血を吐き、体が異常を来している場で一番精神が不安定になりやすいのが本人であることは間違いない。
突然の出来事に動揺したクリスティーナは身体的な補助だけでなく精神的な支援もしてやらなければならない事までに気付けていなかった。
いつもはぞんざいな扱いをしてしまいがちな騎士だが、この時ばかりは彼が傍にいてくれてよかったと心から思う。
クリスティーナは小さく頷いてからシャルロットの背へ触れた。
刹那。自身の体温が急激に下がっていくような感覚をクリスティーナは覚える。
背筋が凍るような、冷水を頭から被ったかのような悪寒。
それは特定の場面で度々感じて来た不快感と類似していた。
「……っ」
何故、という言葉が思わず漏れそうになったのをクリスティーナは何とか呑み込む。
だがその胸中は動揺で渦巻いていた。
動揺していることにシャルロットが気付かぬよう取り繕い、彼女の背を優しく叩く。
しかし例の嫌悪感を覚えた直後、クリスティーナの視界は突如として歪んだ。
過る幻覚。エリアスを治療した際に見た際と酷似した感覚を齎しながら、その幻覚はここが現実世界であると思わせる程の生々しい感覚を以て、それはクリスティーナの意識を引きずり込む。

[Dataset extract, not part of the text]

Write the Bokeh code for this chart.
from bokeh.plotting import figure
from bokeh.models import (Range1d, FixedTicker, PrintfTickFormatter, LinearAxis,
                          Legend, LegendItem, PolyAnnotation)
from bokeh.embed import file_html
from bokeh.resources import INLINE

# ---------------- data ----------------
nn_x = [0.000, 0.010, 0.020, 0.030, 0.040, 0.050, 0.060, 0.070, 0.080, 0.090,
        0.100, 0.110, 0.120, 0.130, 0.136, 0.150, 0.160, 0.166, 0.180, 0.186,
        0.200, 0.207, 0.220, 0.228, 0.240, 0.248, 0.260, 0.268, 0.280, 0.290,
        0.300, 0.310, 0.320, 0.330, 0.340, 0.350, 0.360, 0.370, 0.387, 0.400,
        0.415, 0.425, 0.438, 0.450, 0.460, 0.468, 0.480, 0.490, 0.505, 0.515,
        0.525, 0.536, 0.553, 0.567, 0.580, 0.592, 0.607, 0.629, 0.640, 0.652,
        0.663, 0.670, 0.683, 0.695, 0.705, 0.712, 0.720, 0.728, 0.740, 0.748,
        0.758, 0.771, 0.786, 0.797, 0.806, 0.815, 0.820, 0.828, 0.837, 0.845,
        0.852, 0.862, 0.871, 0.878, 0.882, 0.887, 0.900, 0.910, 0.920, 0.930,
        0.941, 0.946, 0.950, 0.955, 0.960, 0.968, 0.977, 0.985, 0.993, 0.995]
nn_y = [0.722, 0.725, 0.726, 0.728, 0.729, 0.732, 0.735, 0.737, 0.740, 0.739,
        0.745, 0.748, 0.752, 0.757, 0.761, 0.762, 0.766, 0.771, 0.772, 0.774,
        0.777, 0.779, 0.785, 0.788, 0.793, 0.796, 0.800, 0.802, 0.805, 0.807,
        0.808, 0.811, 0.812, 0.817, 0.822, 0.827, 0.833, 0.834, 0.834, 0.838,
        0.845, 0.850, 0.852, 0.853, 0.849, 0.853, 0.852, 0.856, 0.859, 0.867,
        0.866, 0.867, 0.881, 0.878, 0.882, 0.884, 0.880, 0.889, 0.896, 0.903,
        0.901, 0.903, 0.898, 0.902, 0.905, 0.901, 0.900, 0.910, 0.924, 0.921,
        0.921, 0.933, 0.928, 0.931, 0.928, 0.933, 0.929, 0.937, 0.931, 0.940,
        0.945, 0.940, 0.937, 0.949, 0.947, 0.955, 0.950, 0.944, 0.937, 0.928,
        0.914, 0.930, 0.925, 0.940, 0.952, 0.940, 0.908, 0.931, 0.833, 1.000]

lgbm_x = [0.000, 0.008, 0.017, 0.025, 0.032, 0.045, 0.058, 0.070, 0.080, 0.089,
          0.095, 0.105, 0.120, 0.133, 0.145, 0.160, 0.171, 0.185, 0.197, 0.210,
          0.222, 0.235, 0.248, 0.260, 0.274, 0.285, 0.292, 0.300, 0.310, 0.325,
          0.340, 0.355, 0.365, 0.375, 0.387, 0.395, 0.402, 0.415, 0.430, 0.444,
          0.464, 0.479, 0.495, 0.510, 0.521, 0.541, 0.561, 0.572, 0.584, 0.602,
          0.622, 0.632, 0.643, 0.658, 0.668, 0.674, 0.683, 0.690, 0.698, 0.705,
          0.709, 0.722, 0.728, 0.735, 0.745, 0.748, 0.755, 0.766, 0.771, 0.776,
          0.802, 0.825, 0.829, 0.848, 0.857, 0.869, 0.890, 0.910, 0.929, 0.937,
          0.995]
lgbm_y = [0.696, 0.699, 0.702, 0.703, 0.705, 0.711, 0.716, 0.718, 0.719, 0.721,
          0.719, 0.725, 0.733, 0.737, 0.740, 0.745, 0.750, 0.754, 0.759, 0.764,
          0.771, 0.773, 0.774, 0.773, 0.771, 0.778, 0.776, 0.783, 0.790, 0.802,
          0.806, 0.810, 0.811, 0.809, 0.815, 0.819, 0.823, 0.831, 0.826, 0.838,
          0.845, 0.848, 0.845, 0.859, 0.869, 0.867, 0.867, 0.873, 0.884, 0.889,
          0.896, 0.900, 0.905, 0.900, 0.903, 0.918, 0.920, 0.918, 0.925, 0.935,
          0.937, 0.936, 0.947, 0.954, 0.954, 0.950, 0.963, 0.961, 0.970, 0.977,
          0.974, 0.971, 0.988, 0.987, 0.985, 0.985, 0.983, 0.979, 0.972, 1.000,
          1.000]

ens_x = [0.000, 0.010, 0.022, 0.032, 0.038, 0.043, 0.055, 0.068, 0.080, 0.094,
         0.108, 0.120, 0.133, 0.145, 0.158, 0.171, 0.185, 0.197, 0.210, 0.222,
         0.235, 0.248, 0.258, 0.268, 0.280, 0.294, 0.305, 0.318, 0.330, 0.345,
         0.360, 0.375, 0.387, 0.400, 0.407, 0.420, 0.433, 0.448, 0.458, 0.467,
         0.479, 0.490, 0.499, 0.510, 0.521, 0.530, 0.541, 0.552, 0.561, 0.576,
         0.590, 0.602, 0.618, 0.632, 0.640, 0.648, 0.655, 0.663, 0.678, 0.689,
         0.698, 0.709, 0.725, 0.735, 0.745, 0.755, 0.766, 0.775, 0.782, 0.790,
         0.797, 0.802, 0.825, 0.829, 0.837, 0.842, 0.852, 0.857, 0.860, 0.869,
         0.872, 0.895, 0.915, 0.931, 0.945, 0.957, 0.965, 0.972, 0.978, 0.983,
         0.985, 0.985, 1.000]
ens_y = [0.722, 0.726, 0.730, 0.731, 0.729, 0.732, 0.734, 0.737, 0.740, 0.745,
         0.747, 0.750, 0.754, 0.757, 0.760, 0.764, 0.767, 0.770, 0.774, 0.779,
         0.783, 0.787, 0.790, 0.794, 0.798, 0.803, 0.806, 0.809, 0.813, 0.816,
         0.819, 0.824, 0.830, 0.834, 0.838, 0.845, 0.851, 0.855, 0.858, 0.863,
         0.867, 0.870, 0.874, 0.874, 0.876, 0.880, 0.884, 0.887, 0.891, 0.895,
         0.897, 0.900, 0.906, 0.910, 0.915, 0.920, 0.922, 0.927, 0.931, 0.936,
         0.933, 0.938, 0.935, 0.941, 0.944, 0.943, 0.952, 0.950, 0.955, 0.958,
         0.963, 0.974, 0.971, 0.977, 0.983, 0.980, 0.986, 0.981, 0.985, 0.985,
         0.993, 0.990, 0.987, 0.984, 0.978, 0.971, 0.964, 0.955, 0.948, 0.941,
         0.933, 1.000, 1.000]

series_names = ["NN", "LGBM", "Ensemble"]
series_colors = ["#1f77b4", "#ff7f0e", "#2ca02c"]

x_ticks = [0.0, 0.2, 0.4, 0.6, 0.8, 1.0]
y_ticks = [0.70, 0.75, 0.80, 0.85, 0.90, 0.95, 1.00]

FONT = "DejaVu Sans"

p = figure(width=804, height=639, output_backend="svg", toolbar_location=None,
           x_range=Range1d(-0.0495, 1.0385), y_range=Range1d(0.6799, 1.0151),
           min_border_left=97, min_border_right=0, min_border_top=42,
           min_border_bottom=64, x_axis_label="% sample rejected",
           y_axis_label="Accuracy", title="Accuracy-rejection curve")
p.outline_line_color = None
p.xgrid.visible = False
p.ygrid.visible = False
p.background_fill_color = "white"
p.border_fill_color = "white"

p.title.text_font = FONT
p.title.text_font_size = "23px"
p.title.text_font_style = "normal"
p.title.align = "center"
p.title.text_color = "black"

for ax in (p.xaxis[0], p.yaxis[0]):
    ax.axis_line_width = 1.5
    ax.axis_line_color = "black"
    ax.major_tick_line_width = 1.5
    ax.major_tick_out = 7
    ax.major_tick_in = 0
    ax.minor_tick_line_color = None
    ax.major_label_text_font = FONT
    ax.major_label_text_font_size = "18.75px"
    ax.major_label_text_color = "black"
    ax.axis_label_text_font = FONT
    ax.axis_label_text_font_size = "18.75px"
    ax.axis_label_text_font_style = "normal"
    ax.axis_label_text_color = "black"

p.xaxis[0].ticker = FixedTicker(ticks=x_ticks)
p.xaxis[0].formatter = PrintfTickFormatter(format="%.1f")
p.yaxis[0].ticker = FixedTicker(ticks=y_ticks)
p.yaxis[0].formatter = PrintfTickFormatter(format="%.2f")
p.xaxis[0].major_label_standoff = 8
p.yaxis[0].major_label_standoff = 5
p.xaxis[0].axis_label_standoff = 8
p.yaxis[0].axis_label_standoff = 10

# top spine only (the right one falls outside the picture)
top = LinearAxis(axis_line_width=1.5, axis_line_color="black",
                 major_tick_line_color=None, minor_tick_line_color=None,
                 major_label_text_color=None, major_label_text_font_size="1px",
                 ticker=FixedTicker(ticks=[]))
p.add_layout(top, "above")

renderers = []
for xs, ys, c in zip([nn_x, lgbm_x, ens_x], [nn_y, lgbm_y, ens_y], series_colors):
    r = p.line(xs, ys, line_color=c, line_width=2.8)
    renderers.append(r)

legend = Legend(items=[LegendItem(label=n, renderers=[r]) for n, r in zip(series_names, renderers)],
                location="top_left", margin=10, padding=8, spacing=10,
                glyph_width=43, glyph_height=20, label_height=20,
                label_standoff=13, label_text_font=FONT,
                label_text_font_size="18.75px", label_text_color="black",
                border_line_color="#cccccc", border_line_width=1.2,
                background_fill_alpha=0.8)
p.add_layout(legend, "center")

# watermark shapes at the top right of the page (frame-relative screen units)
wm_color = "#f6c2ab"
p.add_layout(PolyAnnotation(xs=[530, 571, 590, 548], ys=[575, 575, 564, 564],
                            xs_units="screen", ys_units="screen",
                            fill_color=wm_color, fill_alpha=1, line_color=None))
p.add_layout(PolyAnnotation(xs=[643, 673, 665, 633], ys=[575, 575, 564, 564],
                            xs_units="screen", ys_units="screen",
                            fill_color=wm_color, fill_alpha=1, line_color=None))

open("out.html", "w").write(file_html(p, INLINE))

だがクリスティーナが幻覚を見ている間、現実で経過したほんの数秒程度であった。
意識が現実へ戻され、幻覚から解放された彼女が次に見たのはシャルロットの体に絡みつくような薄い靄であった。
それは僅かに黒みを帯びており、長い糸の様にどこかへ繋がるように漂っている。だがそれが向かう先は建物の方向であることしかわからず、明確な位置までは把握が出来ない。

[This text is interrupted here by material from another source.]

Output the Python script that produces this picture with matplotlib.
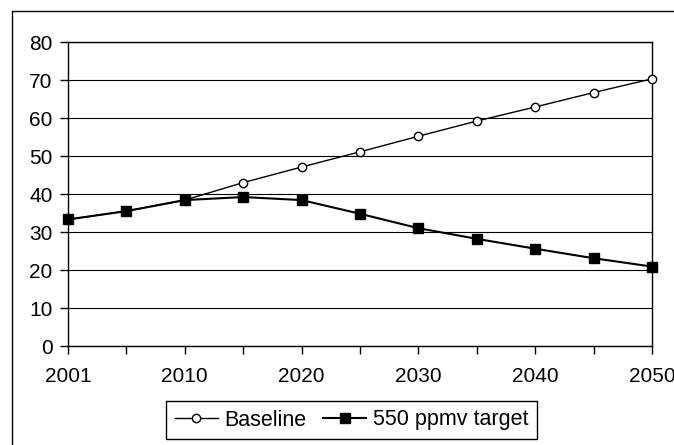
import numpy as np
import matplotlib
matplotlib.use("Agg")
import matplotlib.pyplot as plt
from matplotlib.patches import Rectangle

plt.rcParams["font.family"] = ["Liberation Sans", "DejaVu Sans"]

YEARS = ["2001", "2005", "2010", "2015", "2020", "2025",
         "2030", "2035", "2040", "2045", "2050"]
BASELINE = [33.3, 35.5, 38.4, 43.0, 47.1, 51.1, 55.2, 59.2, 62.9, 66.7, 70.3]
TARGET = [33.3, 35.5, 38.4, 39.2, 38.4, 34.8, 31.0, 28.2, 25.6, 23.1, 20.9]
SHOWN = {"2001", "2010", "2020", "2030", "2040", "2050"}

W, H = 674, 445
fig = plt.figure(figsize=(W / 100, H / 100), dpi=100)
ax = fig.add_axes([68 / W, 1 - 346 / H, (652 - 68) / W, (346 - 42) / H])

x = np.arange(len(YEARS))
ax.plot(x, BASELINE, color="black", linewidth=1.0, marker="o", markersize=6,
        markerfacecolor="white", markeredgecolor="black", markeredgewidth=1.0,
        label="Baseline", zorder=3, clip_on=False)
ax.plot(x, TARGET, color="black", linewidth=1.5, marker="s", markersize=6.5,
        markerfacecolor="black", markeredgecolor="black",
        label="550 ppmv target", zorder=4, clip_on=False)

ax.set_xlim(0, len(YEARS) - 1)
ax.set_ylim(0, 80)
ax.set_yticks(np.arange(0, 81, 10))
ax.set_xticks(x)
ax.set_xticklabels([y if y in SHOWN else "" for y in YEARS])
ax.grid(axis="y", color="black", linewidth=0.8, zorder=0)
for s in ax.spines.values():
    s.set_color("black")
    s.set_linewidth(1.0)
ax.tick_params(axis="both", direction="out", length=6, width=1.0,
               labelsize=15, colors="black")
ax.tick_params(axis="x", pad=9)
ax.tick_params(axis="y", pad=5)

leg = ax.legend(loc="center", bbox_to_anchor=((171 + 532) / 2 / W, 1 - 420 / H),
                bbox_transform=fig.transFigure, ncol=2, fontsize=15.5,
                frameon=True, fancybox=False, edgecolor="black", framealpha=1,
                borderpad=0.4, handlelength=2.0, handletextpad=0.3,
                columnspacing=0.8, borderaxespad=0)
leg.get_frame().set_linewidth(1.0)

fig.patches.append(Rectangle((12 / W, -0.1), 1.1, 1 - 11 / H + 0.1,
                             transform=fig.transFigure, fill=False,
                             edgecolor="black", linewidth=1.0))

fig.savefig("out.png", dpi=100)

ふとオリヴィエとの会話がクリスティーナの頭の中で呼び起こされる。
シャルロットが病持ちなのかと聞いた時の煮え切らない返答。
(……もしかして)
オリヴィエの発言、そして彼女に纏わりつく闇。そこから導かれる答え。
クリスティーナは眉を寄せる。
(彼女の不調の原因が単なる病ではなくこれにあるとするなら……)
クリスティーナは黒い靄を見つめる。
ゆらゆらと漂う闇。それ以上に大きなものをクリスティーナは打ち消したことがある。
医者で解決出来ない問題であったとしても、この闇が見える自分であれば何とか出来るのではないか。
そんな憶測がクリスティーナの中に芽生え始めていた。
クリスティーナは自身の周辺を軽く見回す。
エリアスはシャルロットへの応急処置をクリスティーナへ任せ、安心させる役割に回っている。

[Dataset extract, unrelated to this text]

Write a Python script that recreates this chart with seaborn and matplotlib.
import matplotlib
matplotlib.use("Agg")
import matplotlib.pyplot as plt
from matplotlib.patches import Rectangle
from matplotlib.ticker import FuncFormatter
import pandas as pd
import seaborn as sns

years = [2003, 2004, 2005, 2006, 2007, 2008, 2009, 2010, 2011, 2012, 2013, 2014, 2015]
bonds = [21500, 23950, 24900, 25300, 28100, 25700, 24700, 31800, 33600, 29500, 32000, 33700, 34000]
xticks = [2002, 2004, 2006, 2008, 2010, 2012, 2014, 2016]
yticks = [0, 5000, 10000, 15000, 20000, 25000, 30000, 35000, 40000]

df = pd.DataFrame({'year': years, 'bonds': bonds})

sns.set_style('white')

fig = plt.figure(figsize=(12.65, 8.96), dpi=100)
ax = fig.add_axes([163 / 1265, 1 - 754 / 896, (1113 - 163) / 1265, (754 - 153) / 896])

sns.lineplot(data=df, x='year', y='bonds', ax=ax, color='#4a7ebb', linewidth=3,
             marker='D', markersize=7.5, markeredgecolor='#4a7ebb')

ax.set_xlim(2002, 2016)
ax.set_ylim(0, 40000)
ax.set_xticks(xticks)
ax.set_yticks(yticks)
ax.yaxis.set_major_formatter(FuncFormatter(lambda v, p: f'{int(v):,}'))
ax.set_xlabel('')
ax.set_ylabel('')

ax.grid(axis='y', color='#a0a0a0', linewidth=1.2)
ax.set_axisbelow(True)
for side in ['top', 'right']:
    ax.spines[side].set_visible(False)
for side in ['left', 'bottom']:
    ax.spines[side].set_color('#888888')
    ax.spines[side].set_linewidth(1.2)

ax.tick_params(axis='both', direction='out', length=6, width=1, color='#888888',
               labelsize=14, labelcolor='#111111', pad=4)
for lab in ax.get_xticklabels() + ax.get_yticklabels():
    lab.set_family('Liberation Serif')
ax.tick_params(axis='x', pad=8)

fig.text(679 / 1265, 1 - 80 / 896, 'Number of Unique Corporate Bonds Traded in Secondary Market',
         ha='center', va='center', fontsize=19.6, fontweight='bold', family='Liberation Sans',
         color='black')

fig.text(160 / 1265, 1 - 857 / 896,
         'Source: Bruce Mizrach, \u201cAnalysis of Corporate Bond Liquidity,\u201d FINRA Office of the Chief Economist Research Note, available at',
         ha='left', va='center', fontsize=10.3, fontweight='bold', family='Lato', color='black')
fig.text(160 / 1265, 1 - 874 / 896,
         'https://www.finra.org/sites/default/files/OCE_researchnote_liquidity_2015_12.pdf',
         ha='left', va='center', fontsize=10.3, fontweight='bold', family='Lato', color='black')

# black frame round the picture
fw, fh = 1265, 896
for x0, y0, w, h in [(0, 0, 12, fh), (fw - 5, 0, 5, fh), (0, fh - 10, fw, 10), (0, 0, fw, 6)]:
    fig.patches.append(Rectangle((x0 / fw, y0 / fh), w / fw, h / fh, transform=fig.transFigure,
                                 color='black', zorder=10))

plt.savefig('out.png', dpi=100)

もうすぐ使用人が来ることを伝え、元気付けるような声掛けを続ける彼の言葉はクリスティーナにも届いていた。
今ならばシャルロットを除けば、クリスティーナの正体を知る者しか残されてはいない。
自身の力で解決できるものであるのかを試すには今が絶好の機会だろう。
そう結論付ける一方で、クリスティーナには躊躇う気持ちも存在した。
ここで聖女としての力を試せば自身の正体がバレてしまう可能性がある。もしそうなった場合、どう転ぶかはクリスティーナ自身にも推測は出来なかった。
「……ふたり、とも」
その時、掠れた声でシャルロットが言葉を発した。
口元を赤く濡らしながら、彼女は優しく笑いかける。
「たまに、あるの。……だから私はだいじょ、ぶ、だから」
「話さなくていい。オレ達の事は気にしなくていいから」
血を吐きながらもクリスティーナ達を気遣うシャルロットをエリアスが宥める。
だが制止の声を聞いても尚、シャルロットは声を絞り出した。
「ごめんね、しんぱい……かけて」
彼女の瞳がクリスティーナを見る。
優しくて、温かくもあり、不安定に揺れる瞳。
それを見たクリスティーナは歪みそうになる表情に力を籠めた。
そして自身を落ち着かせるように深く息を吸い込むと、シャルロットに触れている手の先に集中をする。
(……躊躇う事じゃないわ。使いたいと思った時に使わなければ、この力に翻弄されて終わるだけよ)
強大な力の運命に振り回されることが避けられないのであれば精々その渦中でくらい、自分の思う道を貫かなければ。
自分以外の要因によって不自由な思いをすることはクリスティーナにとって本意ではなかった。
故にクリスティーナは魔法の行使を決意する。
闇が掻き消されることを念じて、魔力の流れを感じ取る。
やがてクリスティーナの手は温かな光に包まれて、シャルロットに絡まり付いていた靄を掻き消していった。
だが次の瞬間。クリスティーナが覚えたのは僅かな違和感だ。
確かにシャルロットを包む闇は消えたというのに、クリスティーナ自身に残るのはあまりにもない手応えのみ。
今まで氷属性に準ずることはないであろう魔法を何度か使ってきたが、その際感じたのは倦怠感や魔力の消費したはっきりとした感覚だった。
そこから考え得るのは、今回の魔法の使用は魔力消費を殆ど必要としなかったということ。
それが意味することまでは分からないが、この手応えのなさは何故だかクリスティーナを不安にさせた。
「シャルロット様!」
そこへ、使用人を引き連れたジルベールが戻って来た。後方には手を貸していたリオの姿もある。
ジルベールと使用人達はすぐさまシャルロットを寝室へと運ぶ支度を始め、クリスティーナとエリアスは自ずとシャルロットから引き離されることとなる。
やれることもなく、シャルロットが運ばれて行く姿をクリスティーナ達は見送ることしかできない。
だが遠ざかっていくシャルロットの姿を見ていたクリスティーナは突如として鋭く息を吸った。
従者に抱きかかえられて建物へ向かうシャルロット。
彼女の体には先程祓ったばかりの闇が再び纏わりついていた。
嫌な予感は大きく膨らみ続け、クリスティーナはシャルロットの姿が見えなくなるまで、呆然とただその姿を見送ることしかできなかった。
一方で合流を果たしたリオは途中まではシャルロットを見送っていたものの、その視線を館の敷地の隅へと移動させる。
遠く離れた木の陰に身を潜めていたらしい一人の姿。それはやがて軽々と塀を飛び越えて姿を消す。
リオはその姿を静かに見送りながら赤い瞳を細めたのだった。